Here's some of the changes;
ORLANDO -- Florida may do away with high school freshmen, sophomores, juniors and seniors.
In their place would be first-, second-, third- and fourth-year students if a new proposal for changing high school requirements passes through the Florida Legislature this spring.
The new format would eliminate promotion or retention. Students would be classified based on the number of credits earned, similar to the college system.
furthermore...
Twenty-four credits are still needed for a diploma, and the same number of classes are required.
But students will add a fourth year of math and concentrate half of their electives in a single subject area, or major.
Another shift is how schools classify students.
Students would be grouped based on how many credits they've earned, not the number of years in school -- something that's already being done in Polk, Tonjes said.
Students who haven't met diploma requirements by their fourth year will be able to remain in 12th grade until proficiency requirements for a diploma are met.
That's the best thing about the proposals, McKinzie said.
People are starting to understand that high school takes some students longer than four years, she said.
"It's not always a simple four year progression," she said.
Whether the changes will work depends on how DOE sets it up, she said.
They won't work if DOE officials rush into the decision without giving districts time to flesh out their programs for majors or add additional math courses, she said.
The legislation includes a new program called Academic All-Stars, a distinction of subject area expertise through a star system.
For example, a student who earns good grades in Spanish from eighth grade through 12th grade would get a fivestar distinction on his diploma. A student who did really well in English in 10th, 11th and 12th grade would have three stars.
Winn said the goal is not to stigmatize students who barely scrape by. Instead, it will make good grades a little more special for students.
We've discussed similar ideas by attempting to become an experimental high school in terms of curriculum and of creating a credentialed diploma that signified that the graduate had taken a rigorous courseload and be given the benefit of the doubt by a higher education institution that remedial courses were unnecessary.
But Florida's retro-visionary approach has a great deal of good stuff going for it. Students learn at their own pace and presumably test for mastery when they've mastered the subject instead of when an arbitrary class number is reached. Imagine that, the test being administered actually tests a student who is educationally prepared to be tested on something that he or she can prove they know. Godfrey Daniels! - that would produce a meaningful metric for the student, the school, the parent, the institute of higher education! - E-GADS it makes too much sense!
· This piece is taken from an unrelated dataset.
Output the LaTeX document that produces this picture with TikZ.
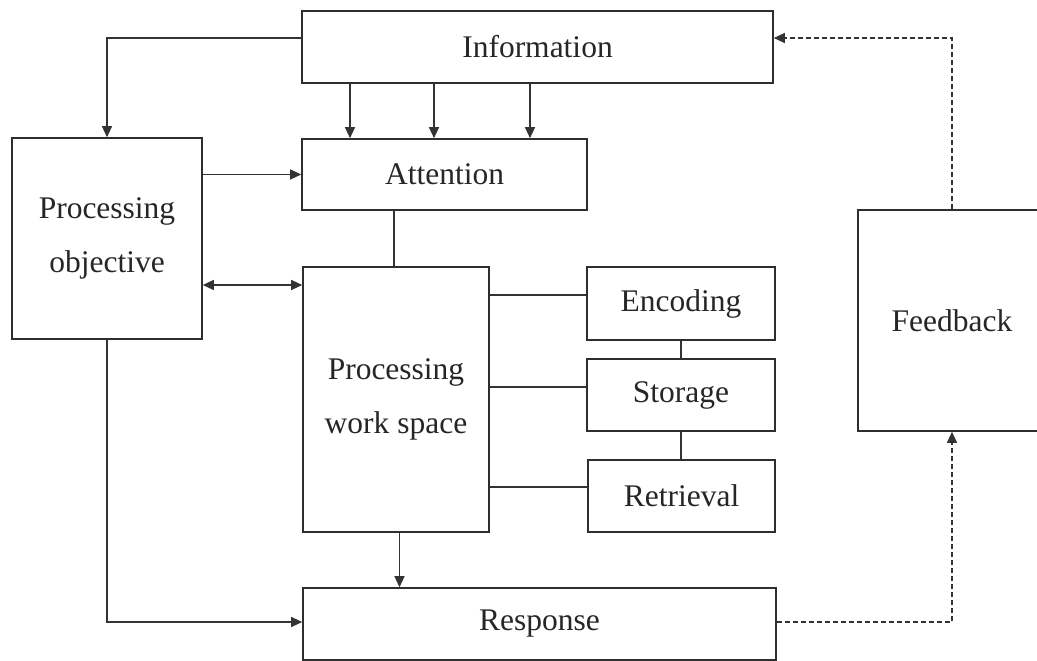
\documentclass[tikz,border=0pt]{standalone}
\usepackage{fontspec}
\setmainfont{Liberation Serif}
\usetikzlibrary{arrows.meta}

\begin{document}
\begin{tikzpicture}[x=1pt, y=-1pt,
  box/.style={draw=black!82, line width=1.6pt, inner sep=0pt, align=center,
    text=black!85, font=\fontsize{31.5}{54}\selectfont},
  link/.style={draw=black!80, line width=1.2pt},
  tip/.style={Triangle[length=11pt, width=10pt]},
  arr/.style={link, -{Triangle[length=11pt, width=10pt]}},
  biarr/.style={link, {Triangle[length=11pt, width=10pt]}-{Triangle[length=11pt, width=10pt]}},
  fbline/.style={arr, dash pattern=on 5pt off 3pt}]
\useasboundingbox (0,0) rectangle (1037,661);

% boxes
\node[box, minimum width=471pt, minimum height=72pt] (info) at (537.5,47) {Information};
\node[box, minimum width=285pt, minimum height=71pt] (att) at (444.5,174.5) {Attention};
\node[box, minimum width=190pt, minimum height=201pt] (obj) at (107,238.5) {Processing\\objective};
\node[box, minimum width=186pt, minimum height=265pt] (pws) at (396,399.5) {Processing\\work space};
\node[box, minimum width=188pt, minimum height=73pt] (enc) at (681,303.5) {Encoding};
\node[box, minimum width=188pt, minimum height=72pt] (sto) at (681,395) {Storage};
\node[box, minimum width=187pt, minimum height=72pt] (ret) at (681.5,496) {Retrieval};
\node[box, minimum width=473pt, minimum height=72pt] (resp) at (539.5,624) {Response};
\node[box, minimum width=188pt, minimum height=221pt] (fb) at (952,320.5) {Feedback};

% information flow
\draw[arr] ([yshift=9pt]info.west) -| (obj.north);
\draw[arr] (info.south -| 350,0) -- (att.north -| 350,0);
\draw[arr] (info.south -| 434,0) -- (att.north -| 434,0);
\draw[arr] (info.south -| 530,0) -- (att.north -| 530,0);
\draw[arr] (obj.east |- att.west) -- (att.west);
\draw[biarr] (obj.east |- 0,285) -- (pws.west |- 0,285);
\draw[link] (att.south -| 394,0) -- (pws.north -| 394,0);

% memory stages
\draw[link] (pws.east |- 0,295) -- (enc.west |- 0,295);
\draw[link] (pws.east |- 0,387) -- (sto.west |- 0,387);
\draw[link] (pws.east |- 0,487) -- (ret.west |- 0,487);
\draw[link] (enc.south) -- (sto.north);
\draw[link] (sto.south -| 681,0) -- (ret.north -| 681,0);

% response
\draw[arr] (pws.south -| 399.5,0) -- (resp.north -| 399.5,0);
\draw[arr] (obj.south) |- ([yshift=2pt]resp.west);

% feedback loop
\draw[fbline] ([yshift=2pt]resp.east) -| (fb.south);
\draw[fbline] (fb.north) |- ([yshift=9pt]info.east);
\end{tikzpicture}
\end{document}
This is no small thing. Today in Connecticut teachers are forced to pressure all students to conform to set testing requirements, ready or not. This messes up students and it totallly screws up the educational process. Instead of teaching students who are educationally making similar progress, teachers try to force accelerated learning on learners who are incapable of acceleration and higher acheiving students dumb themselves down to meet the vanilla expectations (see here). It's all sugar-coated in phoney curriculum vocabularies and lots of finger-pointing that somebody else is to blame for Johnny not being able to do this or that.
And by eliminating class distinctions, much of the artificial pretense and pressure to conform to preconceived notions of high school self is eliminated. Students can take courses that they're comfortable with and in combinations that make sense for them (and not necessarily the State).
It also eliminates much of the sports silliness. Schools can run a Varsity and JV team for any given sport and offer a rec level for that sport that allows older students lacking in skills but with an abundance of enthusiasm to enjoy themselves.
Instead of visiting totalitarian regimes for ideas on education, the State DOE should be emulating Florida or, as Jonathan Winters once called it, "God's Waiting Room".